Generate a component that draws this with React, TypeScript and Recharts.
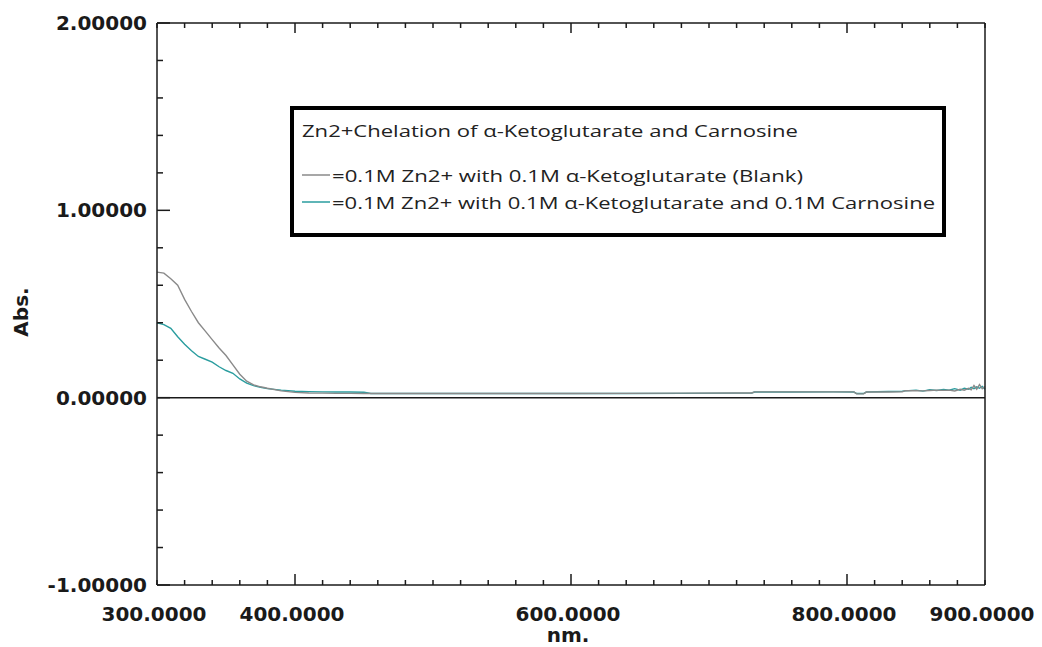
---
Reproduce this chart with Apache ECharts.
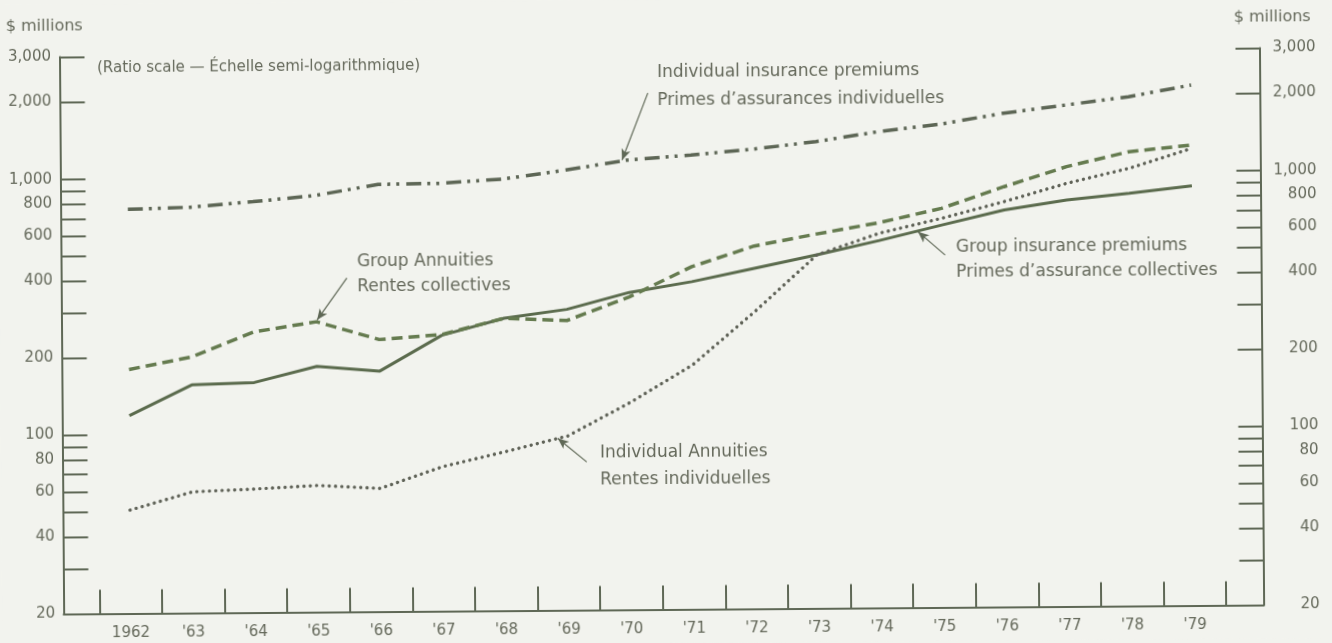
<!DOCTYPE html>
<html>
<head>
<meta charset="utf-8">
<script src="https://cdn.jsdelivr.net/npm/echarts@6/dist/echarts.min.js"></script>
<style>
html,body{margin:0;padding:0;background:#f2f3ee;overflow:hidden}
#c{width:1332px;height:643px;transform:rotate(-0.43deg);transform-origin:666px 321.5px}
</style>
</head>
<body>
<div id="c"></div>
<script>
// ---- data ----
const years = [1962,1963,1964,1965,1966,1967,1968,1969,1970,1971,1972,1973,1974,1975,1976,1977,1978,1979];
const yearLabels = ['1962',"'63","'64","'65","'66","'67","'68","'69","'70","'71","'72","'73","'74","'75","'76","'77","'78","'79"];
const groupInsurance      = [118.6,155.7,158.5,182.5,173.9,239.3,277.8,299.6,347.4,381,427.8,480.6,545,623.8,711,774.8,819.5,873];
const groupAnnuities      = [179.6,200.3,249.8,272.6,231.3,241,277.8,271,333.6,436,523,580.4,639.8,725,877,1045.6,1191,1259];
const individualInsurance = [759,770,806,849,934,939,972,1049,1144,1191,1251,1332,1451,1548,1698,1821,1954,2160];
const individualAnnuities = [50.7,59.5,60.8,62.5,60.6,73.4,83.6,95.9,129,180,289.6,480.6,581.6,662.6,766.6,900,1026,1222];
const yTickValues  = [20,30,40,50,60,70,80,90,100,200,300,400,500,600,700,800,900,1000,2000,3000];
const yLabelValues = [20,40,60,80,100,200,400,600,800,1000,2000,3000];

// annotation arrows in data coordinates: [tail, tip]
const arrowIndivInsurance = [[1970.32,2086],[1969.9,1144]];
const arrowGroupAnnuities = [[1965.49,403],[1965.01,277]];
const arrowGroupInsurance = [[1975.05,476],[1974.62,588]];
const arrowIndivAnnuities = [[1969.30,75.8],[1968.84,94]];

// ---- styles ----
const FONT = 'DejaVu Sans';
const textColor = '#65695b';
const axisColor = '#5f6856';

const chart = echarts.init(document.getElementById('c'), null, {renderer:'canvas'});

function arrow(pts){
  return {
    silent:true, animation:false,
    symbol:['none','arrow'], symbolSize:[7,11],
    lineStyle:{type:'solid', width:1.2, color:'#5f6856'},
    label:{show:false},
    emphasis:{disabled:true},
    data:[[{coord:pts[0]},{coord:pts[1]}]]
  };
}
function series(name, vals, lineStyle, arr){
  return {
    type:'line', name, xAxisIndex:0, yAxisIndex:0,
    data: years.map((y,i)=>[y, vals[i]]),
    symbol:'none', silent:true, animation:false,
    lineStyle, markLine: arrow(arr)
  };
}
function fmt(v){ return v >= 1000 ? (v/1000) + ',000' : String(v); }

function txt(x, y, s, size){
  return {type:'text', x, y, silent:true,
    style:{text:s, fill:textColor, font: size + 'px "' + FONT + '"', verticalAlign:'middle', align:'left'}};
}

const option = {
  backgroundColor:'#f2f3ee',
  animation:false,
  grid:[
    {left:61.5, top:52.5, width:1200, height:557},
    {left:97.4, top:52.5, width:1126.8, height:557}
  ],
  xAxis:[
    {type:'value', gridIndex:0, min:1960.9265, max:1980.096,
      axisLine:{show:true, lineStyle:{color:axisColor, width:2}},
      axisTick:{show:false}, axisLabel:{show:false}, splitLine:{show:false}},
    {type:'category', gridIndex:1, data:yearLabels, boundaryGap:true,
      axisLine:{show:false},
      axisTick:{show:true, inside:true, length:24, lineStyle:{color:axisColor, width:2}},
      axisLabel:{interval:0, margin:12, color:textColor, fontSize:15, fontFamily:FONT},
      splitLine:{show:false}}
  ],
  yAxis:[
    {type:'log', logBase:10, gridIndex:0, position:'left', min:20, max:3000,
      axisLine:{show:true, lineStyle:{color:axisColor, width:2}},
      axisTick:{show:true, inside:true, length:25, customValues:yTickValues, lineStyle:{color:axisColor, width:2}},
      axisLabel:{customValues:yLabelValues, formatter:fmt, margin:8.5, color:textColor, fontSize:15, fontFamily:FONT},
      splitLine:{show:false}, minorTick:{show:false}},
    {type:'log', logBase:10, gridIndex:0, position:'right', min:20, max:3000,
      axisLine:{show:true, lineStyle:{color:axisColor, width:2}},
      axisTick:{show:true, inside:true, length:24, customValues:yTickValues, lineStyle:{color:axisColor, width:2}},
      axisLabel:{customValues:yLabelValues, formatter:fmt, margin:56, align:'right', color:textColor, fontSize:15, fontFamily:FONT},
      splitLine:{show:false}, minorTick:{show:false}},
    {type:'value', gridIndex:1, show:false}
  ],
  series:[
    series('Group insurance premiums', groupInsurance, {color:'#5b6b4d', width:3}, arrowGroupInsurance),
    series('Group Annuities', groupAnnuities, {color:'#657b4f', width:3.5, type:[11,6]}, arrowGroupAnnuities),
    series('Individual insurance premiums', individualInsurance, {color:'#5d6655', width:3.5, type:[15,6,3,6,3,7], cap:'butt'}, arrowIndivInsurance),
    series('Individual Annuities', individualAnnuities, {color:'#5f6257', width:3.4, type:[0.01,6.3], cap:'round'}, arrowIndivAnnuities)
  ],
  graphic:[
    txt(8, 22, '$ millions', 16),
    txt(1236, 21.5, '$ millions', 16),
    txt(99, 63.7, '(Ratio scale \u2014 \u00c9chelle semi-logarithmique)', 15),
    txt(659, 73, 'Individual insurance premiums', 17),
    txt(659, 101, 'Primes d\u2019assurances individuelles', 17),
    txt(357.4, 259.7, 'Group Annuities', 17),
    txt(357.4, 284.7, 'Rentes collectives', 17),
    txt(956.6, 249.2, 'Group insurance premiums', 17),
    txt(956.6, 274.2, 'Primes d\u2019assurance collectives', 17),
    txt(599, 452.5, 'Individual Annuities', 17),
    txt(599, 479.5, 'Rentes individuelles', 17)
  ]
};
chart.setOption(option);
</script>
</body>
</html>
...
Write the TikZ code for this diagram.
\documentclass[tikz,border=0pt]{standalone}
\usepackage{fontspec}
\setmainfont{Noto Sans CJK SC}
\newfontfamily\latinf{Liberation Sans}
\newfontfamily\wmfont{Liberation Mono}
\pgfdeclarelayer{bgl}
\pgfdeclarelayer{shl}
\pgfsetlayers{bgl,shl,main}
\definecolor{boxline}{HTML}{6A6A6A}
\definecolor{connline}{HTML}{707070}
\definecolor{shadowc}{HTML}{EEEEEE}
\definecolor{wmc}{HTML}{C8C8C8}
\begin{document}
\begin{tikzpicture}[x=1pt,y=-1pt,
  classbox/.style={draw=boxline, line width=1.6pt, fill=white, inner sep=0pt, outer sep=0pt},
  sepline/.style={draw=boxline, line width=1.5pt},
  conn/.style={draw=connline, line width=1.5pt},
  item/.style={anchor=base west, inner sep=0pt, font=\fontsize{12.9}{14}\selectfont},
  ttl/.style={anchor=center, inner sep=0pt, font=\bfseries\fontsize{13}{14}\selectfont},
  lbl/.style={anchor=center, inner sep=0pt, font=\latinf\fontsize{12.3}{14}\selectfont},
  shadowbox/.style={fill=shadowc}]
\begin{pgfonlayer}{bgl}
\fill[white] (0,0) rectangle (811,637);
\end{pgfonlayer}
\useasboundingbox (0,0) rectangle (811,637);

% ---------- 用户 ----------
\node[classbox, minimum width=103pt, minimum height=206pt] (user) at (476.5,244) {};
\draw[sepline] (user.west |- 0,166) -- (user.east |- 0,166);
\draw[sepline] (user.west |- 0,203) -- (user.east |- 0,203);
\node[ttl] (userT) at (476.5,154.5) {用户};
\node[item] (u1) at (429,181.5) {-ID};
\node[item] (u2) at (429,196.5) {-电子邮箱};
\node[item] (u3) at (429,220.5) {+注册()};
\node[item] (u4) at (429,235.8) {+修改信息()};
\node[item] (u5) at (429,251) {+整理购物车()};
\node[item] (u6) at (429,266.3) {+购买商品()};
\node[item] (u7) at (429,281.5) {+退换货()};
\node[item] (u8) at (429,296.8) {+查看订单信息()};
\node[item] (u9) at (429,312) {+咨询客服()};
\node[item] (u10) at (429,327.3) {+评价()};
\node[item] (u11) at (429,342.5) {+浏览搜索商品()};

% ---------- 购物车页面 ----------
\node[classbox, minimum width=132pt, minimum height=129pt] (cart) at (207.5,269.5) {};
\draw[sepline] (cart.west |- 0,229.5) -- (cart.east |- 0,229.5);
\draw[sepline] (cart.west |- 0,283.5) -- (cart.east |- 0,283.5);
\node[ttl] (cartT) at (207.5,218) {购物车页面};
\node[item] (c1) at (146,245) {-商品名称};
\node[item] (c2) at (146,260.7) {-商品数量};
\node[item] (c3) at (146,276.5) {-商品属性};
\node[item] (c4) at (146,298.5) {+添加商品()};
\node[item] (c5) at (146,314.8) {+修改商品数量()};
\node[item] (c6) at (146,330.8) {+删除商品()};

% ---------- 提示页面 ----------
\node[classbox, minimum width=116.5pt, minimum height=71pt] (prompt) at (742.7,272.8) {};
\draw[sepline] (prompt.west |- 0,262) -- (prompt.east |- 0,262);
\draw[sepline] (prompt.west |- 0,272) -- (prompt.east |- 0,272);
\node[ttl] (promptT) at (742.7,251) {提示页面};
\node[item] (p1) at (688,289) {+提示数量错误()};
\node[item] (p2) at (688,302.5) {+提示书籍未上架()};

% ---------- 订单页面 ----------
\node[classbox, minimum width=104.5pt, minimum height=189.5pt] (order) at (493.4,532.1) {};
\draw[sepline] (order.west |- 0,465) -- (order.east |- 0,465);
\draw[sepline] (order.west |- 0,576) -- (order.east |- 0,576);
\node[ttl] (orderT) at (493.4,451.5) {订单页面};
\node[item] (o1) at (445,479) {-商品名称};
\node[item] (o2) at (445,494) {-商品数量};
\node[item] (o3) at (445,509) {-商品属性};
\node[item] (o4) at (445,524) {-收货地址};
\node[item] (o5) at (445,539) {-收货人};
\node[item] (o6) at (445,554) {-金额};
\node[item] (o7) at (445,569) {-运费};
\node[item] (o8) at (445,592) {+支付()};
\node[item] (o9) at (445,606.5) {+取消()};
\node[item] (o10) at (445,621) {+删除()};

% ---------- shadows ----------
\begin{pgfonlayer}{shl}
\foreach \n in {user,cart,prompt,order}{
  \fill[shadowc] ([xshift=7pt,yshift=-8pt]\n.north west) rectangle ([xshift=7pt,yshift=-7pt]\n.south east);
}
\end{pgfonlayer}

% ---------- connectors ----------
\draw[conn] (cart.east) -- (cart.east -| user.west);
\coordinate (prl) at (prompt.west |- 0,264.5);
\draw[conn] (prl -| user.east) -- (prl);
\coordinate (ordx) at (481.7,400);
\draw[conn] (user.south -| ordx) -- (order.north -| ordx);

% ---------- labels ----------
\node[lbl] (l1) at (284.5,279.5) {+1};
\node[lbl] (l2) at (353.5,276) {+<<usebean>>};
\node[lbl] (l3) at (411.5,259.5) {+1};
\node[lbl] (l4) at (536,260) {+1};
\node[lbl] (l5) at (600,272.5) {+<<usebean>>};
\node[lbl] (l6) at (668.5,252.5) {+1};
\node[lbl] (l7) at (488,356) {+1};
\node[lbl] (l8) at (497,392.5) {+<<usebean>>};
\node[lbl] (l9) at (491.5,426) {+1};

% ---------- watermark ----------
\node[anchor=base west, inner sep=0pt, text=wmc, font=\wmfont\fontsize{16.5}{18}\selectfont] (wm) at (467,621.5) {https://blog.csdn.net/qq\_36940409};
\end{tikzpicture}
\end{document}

### Prompt
Go through the listing above and locate each line that holds the word "with". Copy those lines.

### Full output
Generate a component that draws this with React, TypeScript and Recharts.
Reproduce this chart with Apache ECharts.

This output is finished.